Ein GSM-Modem (Global System for Mobile Communications) leitet alle relevanten Daten an die Leitstelle des Klärwerks weiter. Von dort aus können die Schieberventile zentral geöffnet und geschlossen werden. Für eine doppelte Sicherheit und eine verkürzte Reaktionszeit bei Störungen wird gleichzeitig der zuständige Festo-Mitarbeiter benachrichtigt. Dieser kann seinerseits schon mögliche Lösungen vorbereiten, noch bevor ihn die Zentrale des Abwasserverbands informiert.

Zusätzliche Arten Energie bereitzustellen, wie Windenergie, wurden ebenfalls erfolgreich eingesetzt. Je nach Anforderung und Standort der Anlage müssen diese individuell ausgewählt und dimensioniert werden.

Störungen frühzeitig erkennen

Das Herzstück der pneumatischen Komplettlösung bildet ein elektrisches Remote-I/O-Terminal, kombiniert mit einer Pneumatikventilinsel. Das System löst Steuerungsaufgaben direkt vor Ort und ermöglicht eine umfassende Ferndiagnose. So können zum Beispiel Module zur Temperaturerfassung, Druckregler oder auch Drucksensoren installiert und die Signale über das RIO-Terminal verarbeitet werden.

Zusätzlich dokumentiert ein Datenlogger fortlaufend den Ladestand der Akkus und protokolliert das Ladeverhalten. Auch die Laufzeiten der Drucklufterzeugung werden überwacht und die Daten an die Abwasserzentrale übermittelt. Auftretende Leckagen, Defekte an der Stromversorgung oder andere Tendenzen können frühzeitig erkannt und beseitigt werden.

Die ehemals elektrisch per Spindelstange betätigten Abfluss-Drosselschieber werden nun durch pneumatische Linearantriebe bewegt. Sie eignen sich für den Außenbereich. Robust und korrosionsbeständig sind diese prädestiniert für den Einsatz in der Wassertechnik und können auch im Ex-Bereich verwendet werden.
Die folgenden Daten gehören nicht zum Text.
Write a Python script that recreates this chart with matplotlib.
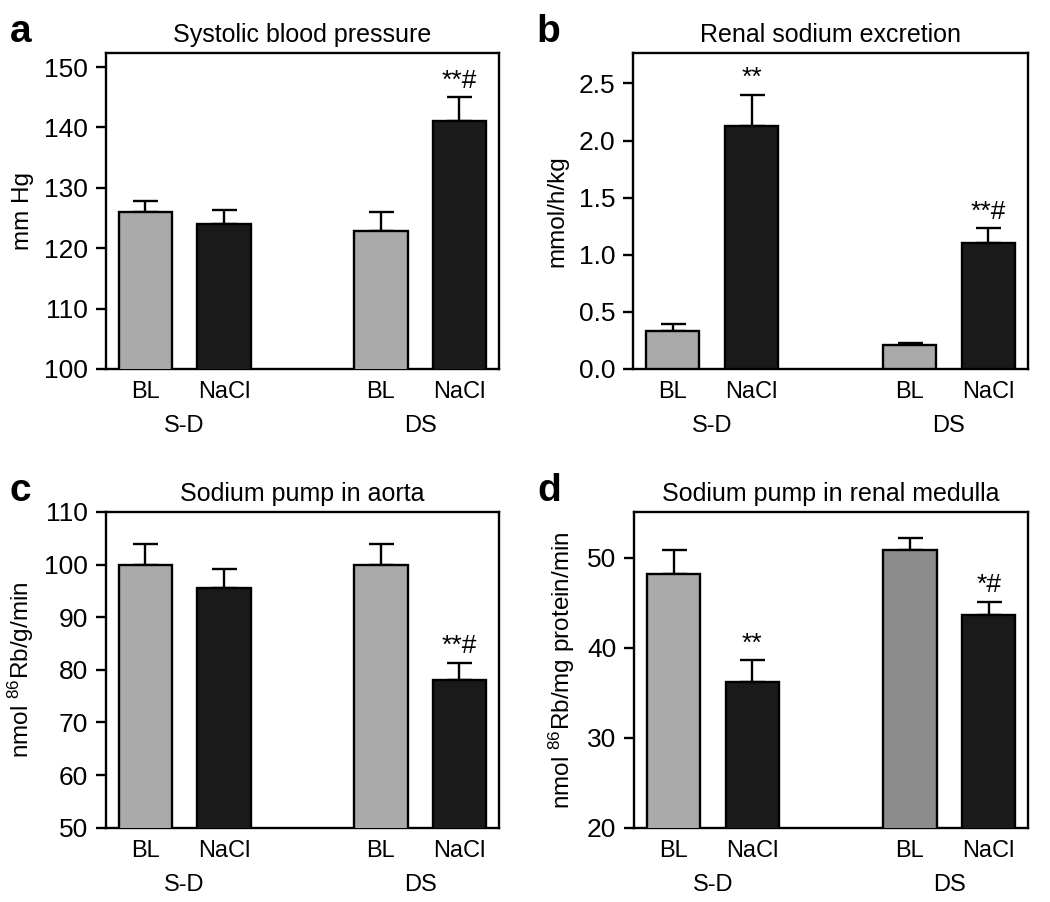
import matplotlib
matplotlib.use("Agg")
import matplotlib.pyplot as plt
import matplotlib.transforms as mtransforms

plt.rcParams['font.family'] = ['Liberation Sans', 'DejaVu Sans']
plt.rcParams['mathtext.default'] = 'regular'

# bar labels and groups
bar_labels = ["BL", "NaCl", "BL", "NaCl"]
group_labels = ["S-D", "DS"]

# values (mean, upper SEM end)
sbp = [126.0, 124.0, 122.9, 141.0]
sbp_top = [127.8, 126.4, 126.0, 145.0]

una = [0.33, 2.13, 0.21, 1.105]
una_top = [0.39, 2.40, 0.23, 1.23]

aorta = [100.0, 95.5, 100.0, 78.0]
aorta_top = [104.0, 99.1, 104.0, 81.3]

medulla = [48.15, 36.2, 50.9, 43.6]
medulla_top = [50.85, 38.6, 52.2, 45.1]

sig_a = ["", "", "", "**#"]
sig_b = ["", "**", "", "**#"]
sig_c = ["", "", "", "**#"]
sig_d = ["", "**", "", "*#"]

GRAY = "#aaaaaa"
DARKGRAY = "#8c8c8c"
BLACK = "#1a1a1a"

xpos = [0, 1, 3, 4]

fig = plt.figure(figsize=(10.5, 9.02), dpi=100)


def panel(rect, vals, tops, sig, title, letter, ylabel, ylim, yticks, fmt, colors, lpad):
    ax = fig.add_axes(rect)
    ax.bar(xpos, vals, width=0.68, color=colors, edgecolor="black", linewidth=1.7, zorder=3)
    up = [t - v for t, v in zip(tops, vals)]
    ax.errorbar(xpos, vals, yerr=[[0] * 4, up], fmt="none", ecolor="black",
                elinewidth=1.7, capsize=9, capthick=1.7, zorder=2)
    for x, t, s in zip(xpos, tops, sig):
        if s:
            ax.annotate(s, (x, t), xytext=(0, 7), textcoords="offset points",
                        ha="center", va="baseline", fontsize=19)
    ax.set_xlim(-0.5, 4.5)
    ax.set_ylim(*ylim)
    ax.set_yticks(yticks)
    ax.set_yticklabels([fmt.format(v) for v in yticks])
    ax.set_xticks(xpos)
    ax.set_xticklabels(bar_labels, fontsize=17)
    ax.tick_params(axis="x", length=0, pad=9)
    ax.tick_params(axis="y", direction="out", length=7, width=1.7, labelsize=19, pad=6)
    for sp in ax.spines.values():
        sp.set_linewidth(1.7)
    ax.set_ylabel(ylabel, fontsize=17.5, labelpad=lpad)
    ax.set_title(title, fontsize=18, pad=8)
    trans = mtransforms.blended_transform_factory(ax.transData, ax.transAxes)
    for gx, g in zip([0.5, 3.5], group_labels):
        ax.annotate(g, (gx, 0), xycoords=trans, xytext=(0, -41), textcoords="offset points",
                    ha="center", va="center", fontsize=17)
    fig.text(rect[0] - 0.092, rect[1] + rect[3] + 0.023, letter, fontsize=28,
             fontweight="bold", va="center", ha="left")
    return ax


panel([0.101, 0.591, 0.374, 0.350], sbp, sbp_top, sig_a, "Systolic blood pressure", "a",
      "mm Hg", (100, 152.3), [100, 110, 120, 130, 140, 150], "{:.0f}",
      [GRAY, BLACK, GRAY, BLACK], 7)
panel([0.603, 0.591, 0.376, 0.350], una, una_top, sig_b, "Renal sodium excretion", "b",
      "mmol/h/kg", (0, 2.765), [0.0, 0.5, 1.0, 1.5, 2.0, 2.5], "{:.1f}",
      [GRAY, BLACK, GRAY, BLACK], 7)
panel([0.101, 0.0824, 0.374, 0.350], aorta, aorta_top, sig_c, "Sodium pump in aorta", "c",
      "nmol $^{86}$Rb/g/min", (50, 110), [50, 60, 70, 80, 90, 100, 110], "{:.0f}",
      [GRAY, BLACK, GRAY, BLACK], 6)
panel([0.604, 0.0824, 0.375, 0.350], medulla, medulla_top, sig_d, "Sodium pump in renal medulla", "d",
      "nmol $^{86}$Rb/mg protein/min", (20, 55.1), [20, 30, 40, 50], "{:.0f}",
      [GRAY, BLACK, DARKGRAY, BLACK], 7)

fig.savefig("out.png", dpi=100)
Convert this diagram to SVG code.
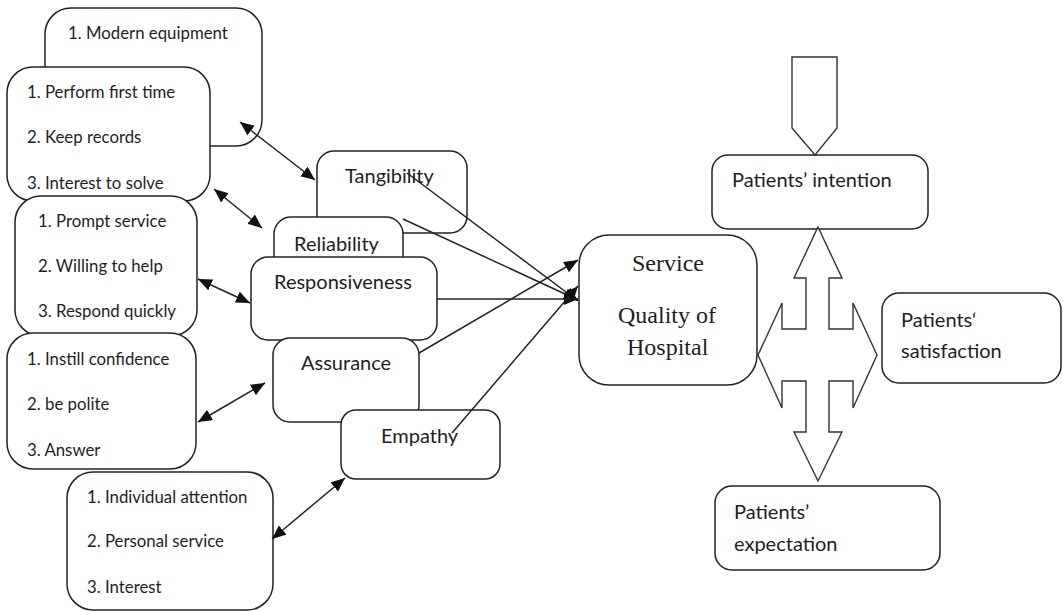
<svg xmlns="http://www.w3.org/2000/svg" width="1063" height="612" viewBox="0 0 1063 612">
  <style>
    .box { fill: #fff; stroke: #222; stroke-width: 1.5; }
    .shape { fill: #fff; stroke: #333; stroke-width: 1.4; stroke-linejoin: miter; }
    .list { font-family: Lato, "Open Sans", sans-serif; font-size: 16.8px; fill: #1e1e1e; }
    .lbl { font-family: Lato, "Open Sans", sans-serif; font-size: 20px; fill: #1e1e1e; }
    .serif { font-family: "Liberation Serif", "DejaVu Serif", serif; font-size: 24px; fill: #1e1e1e; }
    .link { stroke: #222; stroke-width: 1.5; fill: none; }
  </style>
  <defs>
    <marker id="tip" markerUnits="userSpaceOnUse" markerWidth="15" markerHeight="13" refX="14" refY="6" orient="auto-start-reverse">
      <path d="M0,0 L14,6 L0,12 z" fill="#111"/>
    </marker>
  </defs>
  <rect width="1063" height="612" fill="#fff"/>

  <!-- dimension item lists -->
  <g id="tangibility-items">
    <rect class="box" x="45" y="8" width="217" height="138" rx="26"/>
    <text class="list" x="68" y="39">1. Modern equipment</text>
  </g>
  <g id="reliability-items">
    <rect class="box" x="7" y="67" width="203" height="134" rx="26"/>
    <text class="list" x="27" y="98">1. Perform first time</text>
    <text class="list" x="27" y="143">2. Keep records</text>
    <text class="list" x="27" y="189">3. Interest to solve</text>
  </g>
  <g id="responsiveness-items">
    <rect class="box" x="15" y="196" width="182" height="140" rx="26"/>
    <text class="list" x="38" y="227">1. Prompt service</text>
    <text class="list" x="38" y="272">2. Willing to help</text>
    <text class="list" x="38" y="317">3. Respond quickly</text>
  </g>
  <g id="assurance-items">
    <rect class="box" x="7" y="333" width="189" height="136" rx="26"/>
    <text class="list" x="27" y="365">1. Instill confidence</text>
    <text class="list" x="27" y="410">2. be polite</text>
    <text class="list" x="27" y="456">3. Answer</text>
  </g>
  <g id="empathy-items">
    <rect class="box" x="67" y="472" width="206" height="138" rx="26"/>
    <text class="list" x="87" y="503">1. Individual attention</text>
    <text class="list" x="87" y="547">2. Personal service</text>
    <text class="list" x="87" y="593">3. Interest</text>
  </g>

  <!-- service quality dimensions -->
  <g id="tangibility">
    <rect class="box" x="317" y="151" width="150" height="82" rx="17"/>
    <text class="lbl" x="345" y="183">Tangibility</text>
  </g>
  <g id="reliability">
    <rect class="box" x="274" y="217" width="129" height="80" rx="17"/>
    <text class="lbl" x="294" y="251">Reliability</text>
  </g>
  <g id="responsiveness">
    <rect class="box" x="251" y="257" width="186" height="83" rx="17"/>
    <text class="lbl" x="274" y="289">Responsiveness</text>
  </g>
  <g id="assurance">
    <rect class="box" x="273" y="338" width="146" height="84" rx="17"/>
    <text class="lbl" x="301" y="370">Assurance</text>
  </g>
  <g id="empathy">
    <rect class="box" x="341" y="410" width="159" height="69" rx="15"/>
    <text class="lbl" x="381" y="443">Empathy</text>
  </g>

  <!-- central construct -->
  <g id="service-quality">
    <rect class="box" x="579" y="235" width="178" height="150" rx="30"/>
    <text class="serif" x="632" y="271">Service</text>
    <text class="serif" x="618" y="323">Quality of</text>
    <text class="serif" x="627" y="355">Hospital</text>
  </g>

  <!-- outcomes -->
  <g id="intention">
    <rect class="box" x="712" y="155" width="216" height="74" rx="16"/>
    <text class="lbl" x="732" y="187">Patients’ intention</text>
  </g>
  <g id="satisfaction">
    <rect class="box" x="882" y="293" width="179" height="90" rx="17"/>
    <text class="lbl" x="901" y="327">Patients‘</text>
    <text class="lbl" x="901" y="358">satisfaction</text>
  </g>
  <g id="expectation">
    <rect class="box" x="715" y="486" width="225" height="84" rx="17"/>
    <text class="lbl" x="734" y="519">Patients’</text>
    <text class="lbl" x="734" y="551">expectation</text>
  </g>

  <!-- block arrows -->
  <g id="block-arrows">
    <polygon class="shape" points="792,57 837,57 837,128 815,155 792,128"/>
    <polygon class="shape" points="818,227 842,278 829,278 829,329 853,329 853,303 877,355 853,408 853,381 829,381 829,432 842,432 818,481 794,432 806,432 806,381 782,381 782,408 758,355 782,303 782,329 806,329 806,278 794,278"/>
  </g>

  <!-- connectors -->
  <g id="connectors">
    <line class="link" x1="240" y1="122" x2="315" y2="180" marker-start="url(#tip)" marker-end="url(#tip)"/>
    <line class="link" x1="214" y1="189" x2="262" y2="228" marker-start="url(#tip)" marker-end="url(#tip)"/>
    <line class="link" x1="198" y1="279" x2="250" y2="303" marker-start="url(#tip)" marker-end="url(#tip)"/>
    <line class="link" x1="198" y1="422" x2="265" y2="383" marker-start="url(#tip)" marker-end="url(#tip)"/>
    <line class="link" x1="272" y1="539" x2="345" y2="478" marker-start="url(#tip)" marker-end="url(#tip)"/>

    <line class="link" x1="407" y1="173" x2="578" y2="301" marker-end="url(#tip)"/>
    <line class="link" x1="403" y1="219" x2="578" y2="300" marker-end="url(#tip)"/>
    <line class="link" x1="437" y1="299" x2="578" y2="299" marker-end="url(#tip)"/>
    <line class="link" x1="419" y1="353" x2="578" y2="260" marker-end="url(#tip)"/>
    <line class="link" x1="452" y1="433" x2="578" y2="286" marker-end="url(#tip)"/>
  </g>
</svg>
Mit Arbeitsdrücken zwischen fünf und sieben bar, die sich bei Bedarf kurzzeitig erhöhen lassen, können sie selbst festsitzende Drosselschieber lösen. Ein Vorteil, der den Wartungsmitarbeitern des Abwasserverbands Weißach und Oberes Saalbachtal den Arbeitsalltag erleichtert.

Für den Regen gerüstet

Nach Abschluss der Testphase wurde die energieautarke Komplettlösung auch für andere Regenrückhaltebecken des Abwasserverbands ausgeschrieben. Die Vorteile sind: mehr Sicherheit und ein geringerer Arbeitsaufwand durch zuverlässige Technik, autarke Energieversorgung sowie zentrale Steuerung und Kontrolle. Damit ist der Abwasserverband Weißach und Oberes Saalbachtal mit seiner anspruchsvollen Infrastruktur gerüstet, selbst für das Auftreten unerwartet großer Niederschlagsmengen.

Die automatisierten Lösungen mit Solarenergie und Pneumatik sind effizient und zuverlässig. Sie können überall da angewendet werden, wo elektrische Versorgungsnetze fehlen, wie bei der dezentralen Steuerung von Regenüberlaufbecken im Wasser-/Abwasserbereich.